Manchmal ist mir, als träume ich, auf feinen Leisten stehend und die Finger magnesiabestäubt an eine scharfe Kante gekrallt. Granit, der Geruch grosser Wände und längst vergangener Abenteuer lebt für zwanzig oder dreissig Meter wieder auf. Hier ist ja alles so perfekt abgesichert, gefährlich nur die ersten Meter, wenn man ausrutschen und aufs Felsband stürzen würde.
Allmählich belebt sich die Szene, der Berg wird zum Ameisenhaufen. Früher mieden wir ihn, zu wenig steil! Heute sind wir dankbar. Klettern die altbekannten schönen Linien: Anarchia! Ein Blick hinüber zum Monte Verità, wo Bakunin weilte und auch andere Anarchisten und Sonnenanbeter. Gusto Gräser etwa, der Dichter und Eremit, mit dem der junge Hesse auf den Felsplatten von Arcegno kletterte. Einsam ist man hier nie, ständig umgeben von den Geräuschen des Alltags in der Tiefe, eine Motorsäge, das Tingeln der Schranke, wenn die Centovallibahn einfährt, Autos hupen, ein Bagger schleift über Schotter, das Rauschen des Arbeitslebens.

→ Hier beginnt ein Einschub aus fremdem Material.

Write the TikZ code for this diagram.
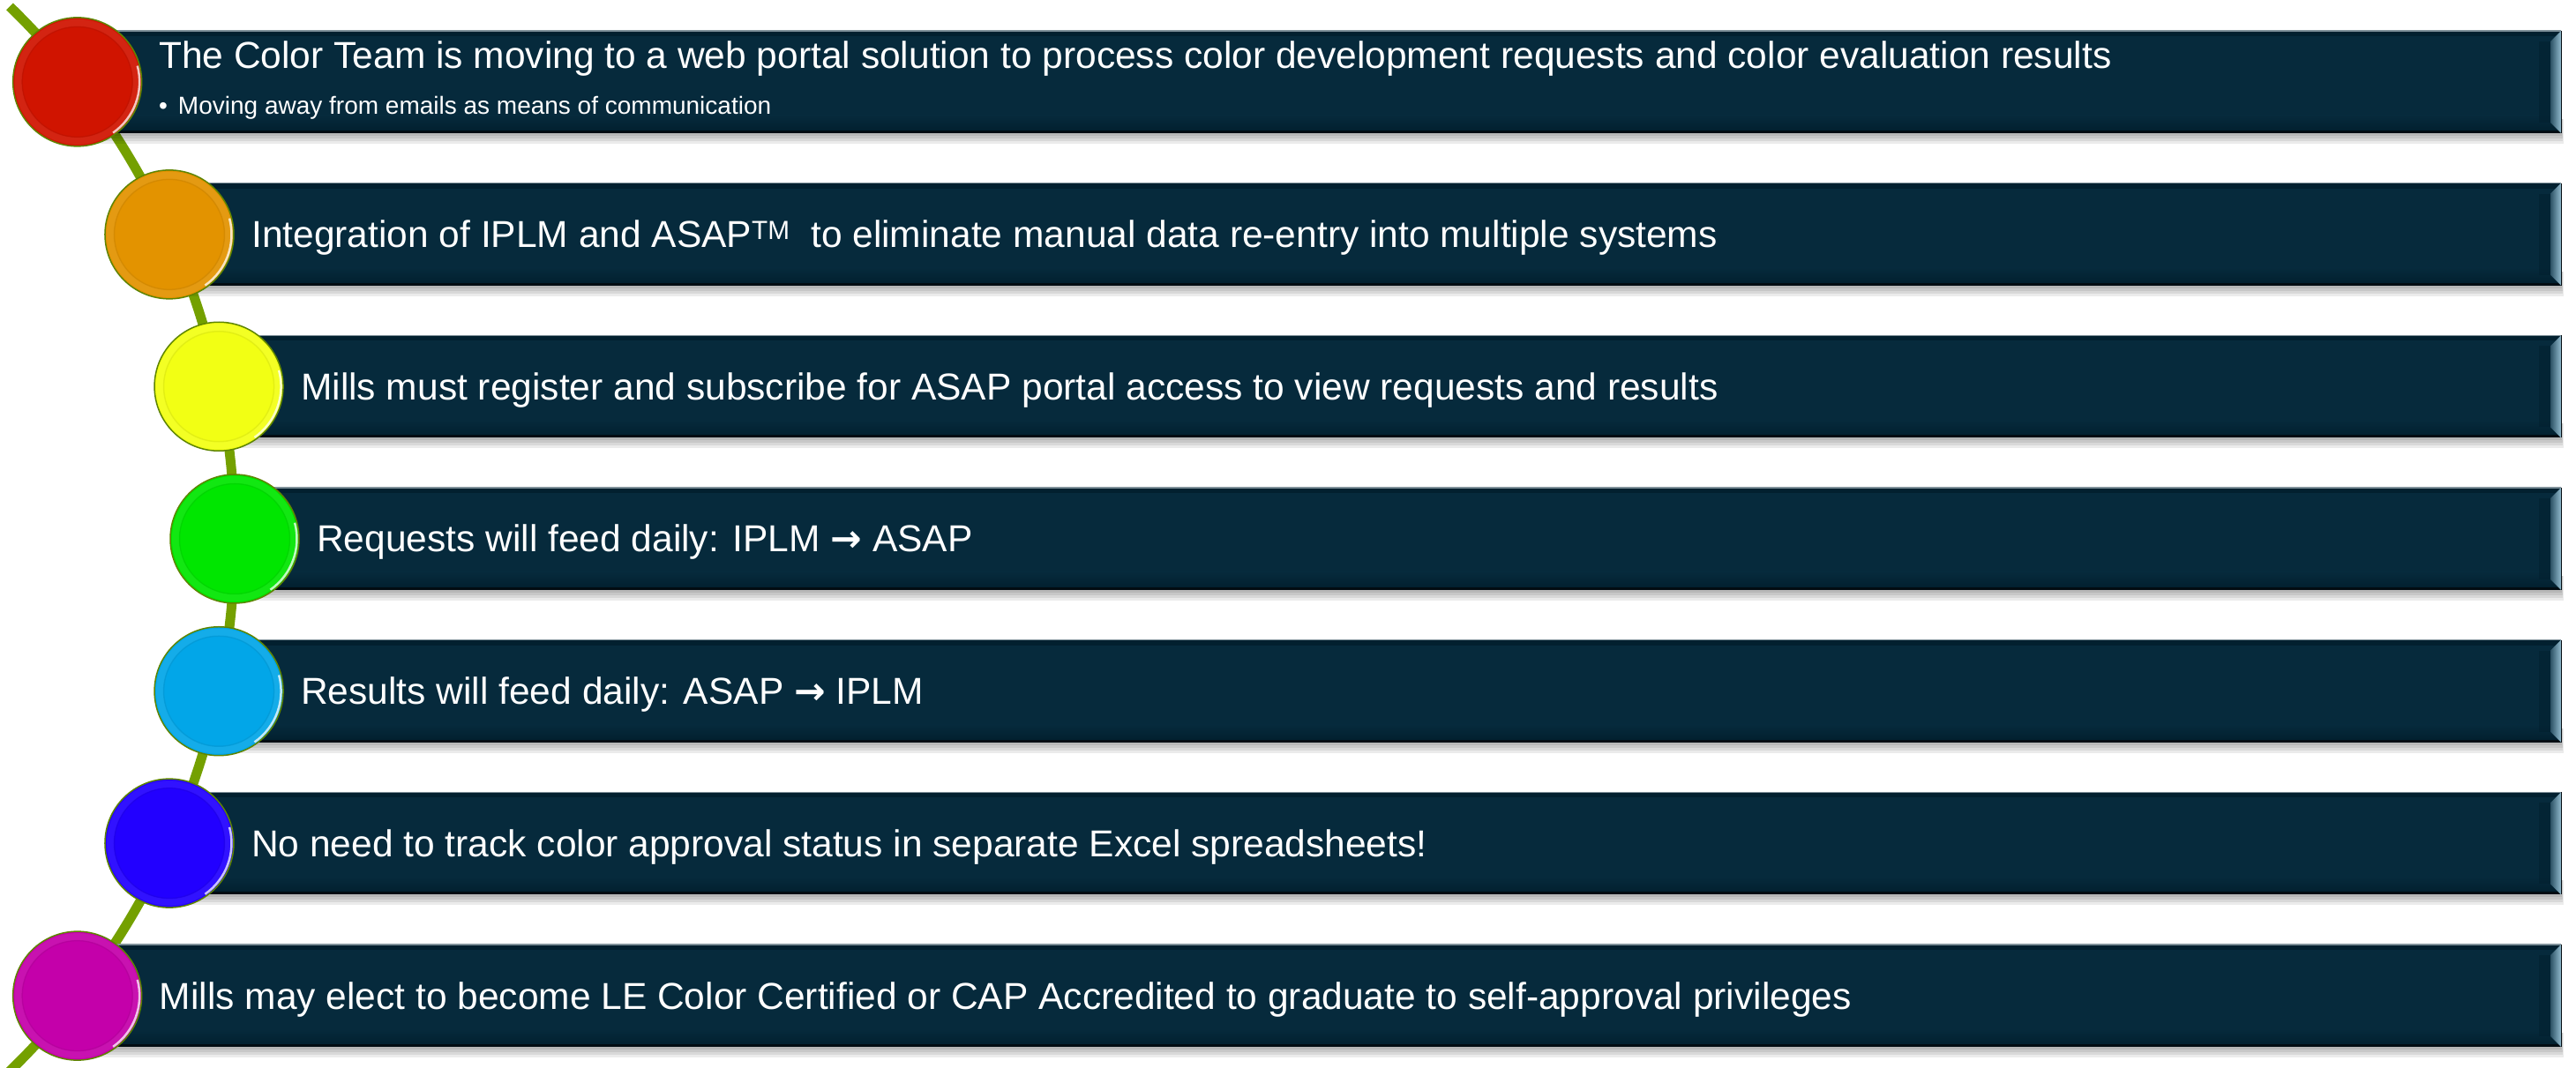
\documentclass[tikz,border=0pt]{standalone}
\usepackage{fontspec}
\setmainfont{Liberation Sans}
\newfontfamily\arrowfont{DejaVu Sans}
\usetikzlibrary{calc}
\definecolor{barfill}{HTML}{062A3C}
\definecolor{bardark}{HTML}{02202F}
\definecolor{baredge}{HTML}{7F9099}
\definecolor{pathgreen}{HTML}{74A000}
\definecolor{rimgreen}{HTML}{5E8400}
\definecolor{bevlo}{HTML}{2C5265}
\definecolor{bevhi}{HTML}{92BBCE}
\definecolor{cRed}{HTML}{D01400}
\definecolor{cOrange}{HTML}{E39300}
\definecolor{cYellow}{HTML}{F2FF14}
\definecolor{cGreen}{HTML}{00E600}
\definecolor{cBlue}{HTML}{02A6E8}
\definecolor{cIndigo}{HTML}{2200FF}
\definecolor{cMagenta}{HTML}{C400AA}
\tikzset{
  dot/.style={circle, minimum size=146pt, inner sep=0pt, draw=rimgreen, line width=1.5pt, fill=#1},
  lbl/.style={anchor=base west, inner sep=0pt, text=white, font=\fontsize{42.5}{50}\selectfont},
  sublbl/.style={anchor=base west, inner sep=0pt, text=white, font=\fontsize{28}{34}\selectfont},
  barbody/.style={fill=barfill},
  barshadow/.style={fill=black, opacity=0.08},
}
\begin{document}
\begin{tikzpicture}[x=1pt,y=1pt]
\useasboundingbox (0,0) rectangle (2920,1210);
\fill[white] (0,0) rectangle (2920,1210);
\coordinate (O) at (-576,599);
% the green spine
\begin{scope}
\clip (0,0) rectangle (2920,1210);
\draw[pathgreen, line width=11pt] (O) ++(45.8:842) coordinate (spinetop)
  arc[start angle=45.8, end angle=-47, radius=842];
\end{scope}
% bars
\foreach \i/\ang/\yt in {1/37.98/1175, 2/24.2/1002.3, 3/11.84/829.7, 4/0/657, 5/-11.84/484.3, 6/-24.2/311.7, 7/-37.98/139}{
  \coordinate (k\i) at ($(O)+(\ang:842)$);
  \foreach \s in {3,6,9,12}{
    \fill[barshadow] (k\i |- 0,\yt-100) rectangle (2903+\s/4,\yt-116-\s);
  }
  \fill[barbody] (k\i |- 0,\yt) rectangle (2903,\yt-116);
  \fill[bardark] (k\i |- 0,\yt) rectangle (2903,\yt-6);
  \shade[top color=barfill, bottom color=bardark] (k\i |- 0,\yt-96) rectangle (2903,\yt-113);
  \fill[black!70!barfill] (k\i |- 0,\yt-113) rectangle (2903,\yt-116);
  \draw[baredge, line width=1.2pt] (k\i |- 0,\yt) -- (2903,\yt);
  \fill[bardark, opacity=0.6] (2878,\yt-12) -- (2891,\yt-12) -- (2891,\yt-104) -- (2878,\yt-104) -- cycle;
  \shade[left color=bevlo, right color=bevhi] (2891,\yt-12) -- (2903,\yt) -- (2903,\yt-116) -- (2891,\yt-104) -- cycle;
  \draw[black!70!barfill, line width=1pt] (2903,\yt) -- (2903,\yt-116);
}
% circles
\foreach \i/\col in {1/cRed, 2/cOrange, 3/cYellow, 4/cGreen, 5/cBlue, 6/cIndigo, 7/cMagenta}{
  \node[dot=\col] (c\i) at (k\i) {};
  \draw[\col!88!white, line width=8pt, opacity=0.6] (c\i.center) circle[radius=67];
  \draw[\col!70!black, opacity=0.2, line width=1.5pt] (c\i.center) circle[radius=62.5];
  \draw[white, opacity=0.75, line width=2.5pt] ($(c\i.center)+(-55:70.5)$) arc[start angle=-55, end angle=15, radius=70.5];
}
% texts
\node[lbl] (t1) at (180,1132) {The Color Team is moving to a web portal solution to process color development requests and color evaluation results};
\node[sublbl] (t1b) at (180,1080) {\textbullet\kern 12pt Moving away from emails as means of communication};
\node[lbl] (t2) at ($(k2)+(93,-15)$) {Integration of IPLM and ASAP\textsuperscript{TM}\ \ to eliminate manual data re-entry into multiple systems};
\node[lbl] (t3) at ($(k3)+(93,-15)$) {Mills must register and subscribe for ASAP portal access to view requests and results};
\node[lbl] (t4) at ($(k4)+(93,-15)$) {Requests will feed daily: IPLM {\arrowfont\bfseries →} ASAP};
\node[lbl] (t5) at ($(k5)+(93,-15)$) {Results will feed daily: ASAP {\arrowfont\bfseries →} IPLM};
\node[lbl] (t6) at ($(k6)+(93,-15)$) {No need to track color approval status in separate Excel spreadsheets!};
\node[lbl] (t7) at ($(k7)+(93,-15)$) {Mills may elect to become LE Color Certified or CAP Accredited to graduate to self-approval privileges};
\end{tikzpicture}
\end{document}
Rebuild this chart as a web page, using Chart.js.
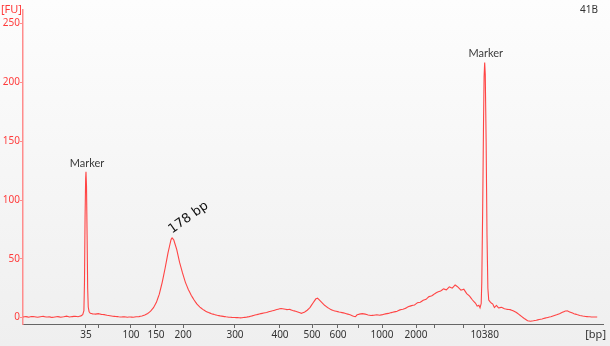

Die Landschaft ist befrachtet mit Erinnerungen. Vor dreissig Jahren fuhren wir im Bus ins Maggiatal, ich allein mit der Tochter noch klein, zum Vater, der im Sterben lag. Ein Frühlingstag wie heute. Ich erinnere mich an die bewaldeten Hänge im düsteren Schatten, die schwarzen Felsplatten und die Sonne hoch oben in den Felsen. Trauer und Sehnsucht. Und jetzt sind wir wieder hier, klettern mit Lust und sitzen im Licht und träumen.
Dann schnell den Klettersteig hinab und durch den lichten Kastanienwald und zum Bus. Heimfahrt im Zug, Käsebrote und Bier. Im Norden liegt kalter Hochnebel.